A data steward is an oversight or data governance role within an organization, and is responsible for ensuring the quality and fitness for purpose of the organization's data assets, including the metadata for those data assets. A data steward may share some responsibilities with a data custodian, such as the awareness, accessibility, release, appropriate use, security and management of data.[1] A data steward would also participate in the development and implementation of data assets. A data steward may seek to improve the quality and fitness for purpose of other data assets their organization depends upon but is not responsible for.

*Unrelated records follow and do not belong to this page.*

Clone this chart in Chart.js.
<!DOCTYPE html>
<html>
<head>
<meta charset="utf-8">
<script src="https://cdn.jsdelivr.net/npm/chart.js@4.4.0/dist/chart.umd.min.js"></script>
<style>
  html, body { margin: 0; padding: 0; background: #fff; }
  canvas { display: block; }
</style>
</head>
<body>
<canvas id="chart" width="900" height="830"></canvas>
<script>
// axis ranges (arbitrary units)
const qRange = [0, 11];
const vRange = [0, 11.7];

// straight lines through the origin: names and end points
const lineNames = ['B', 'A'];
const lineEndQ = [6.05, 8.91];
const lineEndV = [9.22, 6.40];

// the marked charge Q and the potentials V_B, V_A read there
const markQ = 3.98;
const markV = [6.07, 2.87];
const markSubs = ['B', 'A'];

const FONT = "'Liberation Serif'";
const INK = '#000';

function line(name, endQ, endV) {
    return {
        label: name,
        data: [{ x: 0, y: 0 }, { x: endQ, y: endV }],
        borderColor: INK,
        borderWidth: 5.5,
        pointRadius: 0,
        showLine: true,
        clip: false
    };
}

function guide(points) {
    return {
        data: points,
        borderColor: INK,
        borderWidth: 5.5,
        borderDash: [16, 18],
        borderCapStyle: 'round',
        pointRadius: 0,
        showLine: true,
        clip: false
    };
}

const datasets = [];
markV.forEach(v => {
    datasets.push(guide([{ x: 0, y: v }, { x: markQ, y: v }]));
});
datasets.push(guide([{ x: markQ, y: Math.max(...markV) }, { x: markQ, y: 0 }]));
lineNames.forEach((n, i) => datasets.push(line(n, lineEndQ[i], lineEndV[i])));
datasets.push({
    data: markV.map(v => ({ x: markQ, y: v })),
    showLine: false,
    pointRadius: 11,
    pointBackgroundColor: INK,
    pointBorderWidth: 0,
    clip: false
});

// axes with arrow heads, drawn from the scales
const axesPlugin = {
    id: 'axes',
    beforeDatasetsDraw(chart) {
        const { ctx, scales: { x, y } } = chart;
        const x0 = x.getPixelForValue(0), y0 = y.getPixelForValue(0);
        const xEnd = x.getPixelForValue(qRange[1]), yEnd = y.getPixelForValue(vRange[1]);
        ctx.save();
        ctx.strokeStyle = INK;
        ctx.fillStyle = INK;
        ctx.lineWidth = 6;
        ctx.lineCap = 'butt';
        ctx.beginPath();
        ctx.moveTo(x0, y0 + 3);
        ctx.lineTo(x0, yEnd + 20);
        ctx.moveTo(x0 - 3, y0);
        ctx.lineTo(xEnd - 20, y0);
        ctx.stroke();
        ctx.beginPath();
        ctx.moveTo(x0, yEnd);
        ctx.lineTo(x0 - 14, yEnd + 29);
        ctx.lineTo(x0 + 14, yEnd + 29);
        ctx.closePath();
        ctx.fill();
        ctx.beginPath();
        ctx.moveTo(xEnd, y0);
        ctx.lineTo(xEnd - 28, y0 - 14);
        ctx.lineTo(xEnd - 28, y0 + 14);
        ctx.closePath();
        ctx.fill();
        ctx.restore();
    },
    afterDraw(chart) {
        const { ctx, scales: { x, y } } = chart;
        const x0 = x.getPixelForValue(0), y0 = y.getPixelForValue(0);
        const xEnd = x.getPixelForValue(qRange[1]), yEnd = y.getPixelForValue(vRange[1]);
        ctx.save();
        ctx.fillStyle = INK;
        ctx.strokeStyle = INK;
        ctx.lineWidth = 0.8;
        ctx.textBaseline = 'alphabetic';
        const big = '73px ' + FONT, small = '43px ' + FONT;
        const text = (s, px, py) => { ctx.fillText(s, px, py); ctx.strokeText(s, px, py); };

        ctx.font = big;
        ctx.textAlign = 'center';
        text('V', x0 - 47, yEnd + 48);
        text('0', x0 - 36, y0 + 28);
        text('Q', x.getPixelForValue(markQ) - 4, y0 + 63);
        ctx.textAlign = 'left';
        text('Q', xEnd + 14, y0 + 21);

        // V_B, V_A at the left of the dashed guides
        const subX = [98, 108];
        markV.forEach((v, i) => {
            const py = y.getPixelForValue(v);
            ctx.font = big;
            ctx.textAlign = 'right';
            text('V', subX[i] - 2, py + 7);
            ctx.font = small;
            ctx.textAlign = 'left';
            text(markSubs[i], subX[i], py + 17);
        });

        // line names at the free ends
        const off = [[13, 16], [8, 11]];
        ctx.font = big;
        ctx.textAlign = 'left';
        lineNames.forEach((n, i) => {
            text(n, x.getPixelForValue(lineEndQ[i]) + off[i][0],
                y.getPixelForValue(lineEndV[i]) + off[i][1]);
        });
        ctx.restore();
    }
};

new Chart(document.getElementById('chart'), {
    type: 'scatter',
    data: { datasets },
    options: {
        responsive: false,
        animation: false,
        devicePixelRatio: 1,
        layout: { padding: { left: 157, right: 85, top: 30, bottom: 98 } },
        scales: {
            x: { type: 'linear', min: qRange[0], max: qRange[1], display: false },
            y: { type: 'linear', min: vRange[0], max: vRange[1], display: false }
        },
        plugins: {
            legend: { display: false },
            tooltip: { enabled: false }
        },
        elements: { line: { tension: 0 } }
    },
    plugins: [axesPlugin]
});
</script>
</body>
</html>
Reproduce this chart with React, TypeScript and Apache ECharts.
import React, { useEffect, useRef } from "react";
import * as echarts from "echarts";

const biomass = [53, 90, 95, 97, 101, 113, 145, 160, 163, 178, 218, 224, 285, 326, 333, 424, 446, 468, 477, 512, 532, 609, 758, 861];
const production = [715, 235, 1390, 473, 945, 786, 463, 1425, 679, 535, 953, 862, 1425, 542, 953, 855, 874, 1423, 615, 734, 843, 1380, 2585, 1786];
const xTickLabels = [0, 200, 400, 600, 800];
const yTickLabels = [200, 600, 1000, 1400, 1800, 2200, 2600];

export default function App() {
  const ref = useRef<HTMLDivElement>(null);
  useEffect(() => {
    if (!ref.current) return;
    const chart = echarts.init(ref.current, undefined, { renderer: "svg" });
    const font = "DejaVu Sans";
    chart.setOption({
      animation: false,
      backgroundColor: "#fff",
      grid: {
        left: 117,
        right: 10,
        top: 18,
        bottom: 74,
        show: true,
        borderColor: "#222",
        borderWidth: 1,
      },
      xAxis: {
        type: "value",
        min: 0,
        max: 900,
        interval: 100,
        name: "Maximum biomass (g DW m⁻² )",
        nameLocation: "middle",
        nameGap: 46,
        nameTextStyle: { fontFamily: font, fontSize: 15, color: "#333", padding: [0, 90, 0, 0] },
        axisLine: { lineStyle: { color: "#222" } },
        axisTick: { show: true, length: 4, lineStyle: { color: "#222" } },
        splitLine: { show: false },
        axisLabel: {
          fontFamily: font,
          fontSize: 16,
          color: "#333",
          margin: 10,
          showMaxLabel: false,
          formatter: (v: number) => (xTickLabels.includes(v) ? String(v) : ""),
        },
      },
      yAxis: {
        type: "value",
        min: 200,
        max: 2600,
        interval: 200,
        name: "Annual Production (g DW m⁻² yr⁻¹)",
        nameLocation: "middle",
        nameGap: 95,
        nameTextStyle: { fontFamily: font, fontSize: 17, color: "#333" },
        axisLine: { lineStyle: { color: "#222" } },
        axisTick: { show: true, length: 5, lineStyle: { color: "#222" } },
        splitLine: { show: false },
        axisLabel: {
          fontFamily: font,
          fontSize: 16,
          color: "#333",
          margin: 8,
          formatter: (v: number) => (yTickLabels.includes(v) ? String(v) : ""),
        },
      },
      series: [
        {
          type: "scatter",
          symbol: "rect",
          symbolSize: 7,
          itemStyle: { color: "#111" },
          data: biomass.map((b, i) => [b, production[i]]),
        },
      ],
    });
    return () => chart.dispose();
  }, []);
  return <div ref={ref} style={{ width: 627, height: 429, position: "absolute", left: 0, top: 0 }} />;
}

Data stewards have a specialist role that utilizes an organization's data governance processes, policies, guidelines and responsibilities for administering an organizations' entire data in compliance with policy and/or regulatory obligations. The overall objective of a data steward is the data quality of the data assets, datasets, data records and data elements.[2] This includes documenting metainformation for the data, such as definitions, related rules/governance, physical manifestation, and related data models (most of these properties being specific to an attribute/concept relationship), identifying owners/custodian's various responsibilities, relations insight pertaining to attribute quality, aiding with project requirement data facilitation and documentation of capture rules.
Data stewards begin the stewarding process with the identification of the data assets and elements which they will steward, with the ultimate result being standards, controls and data entry. The steward works closely with business glossary standards analysts (for standards), with data architect/modelers (for standards), with DQ analysts (for controls) and with operations team members (good-quality data going in per business rules) while entering data.

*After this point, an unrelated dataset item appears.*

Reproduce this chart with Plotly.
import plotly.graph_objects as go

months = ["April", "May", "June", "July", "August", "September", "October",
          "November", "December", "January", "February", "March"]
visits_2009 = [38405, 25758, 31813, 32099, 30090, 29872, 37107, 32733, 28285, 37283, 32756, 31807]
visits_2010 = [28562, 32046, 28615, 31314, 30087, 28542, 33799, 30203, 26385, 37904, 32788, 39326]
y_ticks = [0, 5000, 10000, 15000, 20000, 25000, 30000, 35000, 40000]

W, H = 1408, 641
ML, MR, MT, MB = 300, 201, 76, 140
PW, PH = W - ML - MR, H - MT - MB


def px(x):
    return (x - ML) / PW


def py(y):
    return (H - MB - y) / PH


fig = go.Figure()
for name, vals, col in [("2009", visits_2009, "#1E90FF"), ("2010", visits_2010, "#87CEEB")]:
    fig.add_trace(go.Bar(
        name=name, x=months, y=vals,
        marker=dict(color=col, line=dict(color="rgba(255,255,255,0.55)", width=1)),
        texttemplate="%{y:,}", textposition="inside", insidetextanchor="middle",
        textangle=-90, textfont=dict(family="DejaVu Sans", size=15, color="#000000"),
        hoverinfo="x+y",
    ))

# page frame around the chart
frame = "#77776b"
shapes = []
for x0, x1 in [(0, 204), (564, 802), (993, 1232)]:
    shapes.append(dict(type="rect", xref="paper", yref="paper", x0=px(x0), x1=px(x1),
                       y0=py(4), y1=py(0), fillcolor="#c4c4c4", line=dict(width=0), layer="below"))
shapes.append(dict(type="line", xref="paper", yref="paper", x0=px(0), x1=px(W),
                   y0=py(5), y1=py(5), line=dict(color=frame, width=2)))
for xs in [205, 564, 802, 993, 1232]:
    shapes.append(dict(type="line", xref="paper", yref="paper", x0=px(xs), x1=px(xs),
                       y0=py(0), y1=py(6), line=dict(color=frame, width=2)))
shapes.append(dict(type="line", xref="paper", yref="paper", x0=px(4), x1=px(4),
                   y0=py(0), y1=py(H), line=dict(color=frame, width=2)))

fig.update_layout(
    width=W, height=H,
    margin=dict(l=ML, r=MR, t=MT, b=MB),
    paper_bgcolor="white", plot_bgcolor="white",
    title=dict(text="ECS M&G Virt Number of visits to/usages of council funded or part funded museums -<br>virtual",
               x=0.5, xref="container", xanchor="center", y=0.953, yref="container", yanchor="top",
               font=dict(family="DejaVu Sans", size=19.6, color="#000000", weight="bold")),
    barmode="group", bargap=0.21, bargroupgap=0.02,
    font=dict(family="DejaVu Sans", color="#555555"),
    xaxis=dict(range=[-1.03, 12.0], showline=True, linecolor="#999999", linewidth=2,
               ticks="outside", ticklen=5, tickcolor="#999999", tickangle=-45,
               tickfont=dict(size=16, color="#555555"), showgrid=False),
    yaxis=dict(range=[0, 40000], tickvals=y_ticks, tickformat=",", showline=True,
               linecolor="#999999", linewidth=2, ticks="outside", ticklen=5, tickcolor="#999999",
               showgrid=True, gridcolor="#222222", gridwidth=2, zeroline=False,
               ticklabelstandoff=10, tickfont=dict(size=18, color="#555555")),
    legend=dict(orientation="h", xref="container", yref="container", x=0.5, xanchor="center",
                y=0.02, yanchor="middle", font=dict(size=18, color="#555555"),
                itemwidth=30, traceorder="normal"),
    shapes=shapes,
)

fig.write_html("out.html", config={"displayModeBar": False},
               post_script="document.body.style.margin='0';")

Data stewardship roles are common when organizations attempt to exchange data precisely and consistently between computer systems and to reuse data-related resources. Master data management often makes references to the need for data stewardship for its implementation to succeed. Data stewardship must have precise purpose, fit for purpose or fitness.
A data steward ensures that each assigned data element:
Responsibilities of data stewards vary between different organisations and institutions. For example, at Delft University of Technology, data stewards are perceived as the first contact point for any questions related to research data. They also have subject-specific background allowing them to easily connect with researchers and to contextualise data management problems to take into account disciplinary practices.
Depending on the set of data stewardship responsibilities assigned to an individual, there are 4 types (or dimensions of responsibility) of data stewards typically found within an organization:
Systematic data stewardship can foster:
Assignment of each data element to a person sometimes seems like an unimportant process. But many groups have found that users have greater trust and usage rates in systems where they can contact a person with questions on each data element.
Delft University of Technology (TU Delft) offers an example of data stewardship implementation at a research institution. In 2017 the Data Stewardship Project was initiated at TU Delft to address research data management needs in a disciplinary manner across the whole campus.[4] Dedicated data stewards with subject-specific background were appointed at every TU Delft faculty to support researchers with data management questions and to act as a linking point with the other institutional support services. The project is coordinated centrally by TU Delft Library, and it has its own website,[5] blog[6] and a YouTube channel.[7]
The https://web.archive.org/web/20061002020733/http://www.epa.gov/edr/EPA metadata registry furnishes an example of data stewardship. Note that each data element therein has a "POC" (point of contact).
In 2023, ETH Zurich launched the Data Stewardship Network (DSN) to facilitate collaboration among employees engaged in data management, analysis, and code development across research groups. The DSN serves as a platform for networking and knowledge exchange, aiming to professionalize the role of data stewards who support research data management and reproducible workflows. Established by the team for Research Data Management and Digital Curation at the ETH Library, the DSN collaborates with Scientific IT Services to provide expertise in areas such as storage infrastructure and reproducible workflows.[8]
A new market for data governance applications is emerging, one in which both technical and business staff — stewards — manage policies. These new applications, like previous generations, deliver a strong business glossary capability, but they do not stop there. Vendors are introducing additional features addressing the roles of business in addition to technical stewards' concerns.[9]
Information stewardship applications are business solutions used by business users acting in the role of information steward (interpreting and enforcing information governance policy, for example). These developing solutions represent, for the most part, an amalgam of a number of disparate, previously IT-centric tools already on the market, but are organized and presented in such a way that information stewards (a business role) can support the work of information policy enforcement as part of their normal, business-centric, day-to-day work in a range of use cases.
The initial push for the formation of this new category of packaged software came from operational use cases — that is, use of business data in and between transactional and operational business applications. This is where most of the master data management efforts are undertaken in organizations. However, there is also now a faster-growing interest in the new data lake arena for more analytical use cases.[10]
Some of the vendors in Metadata Management, like Alation, have started highlighting the importance of Data Stewards to employees interested in using data to make business decisions.[11]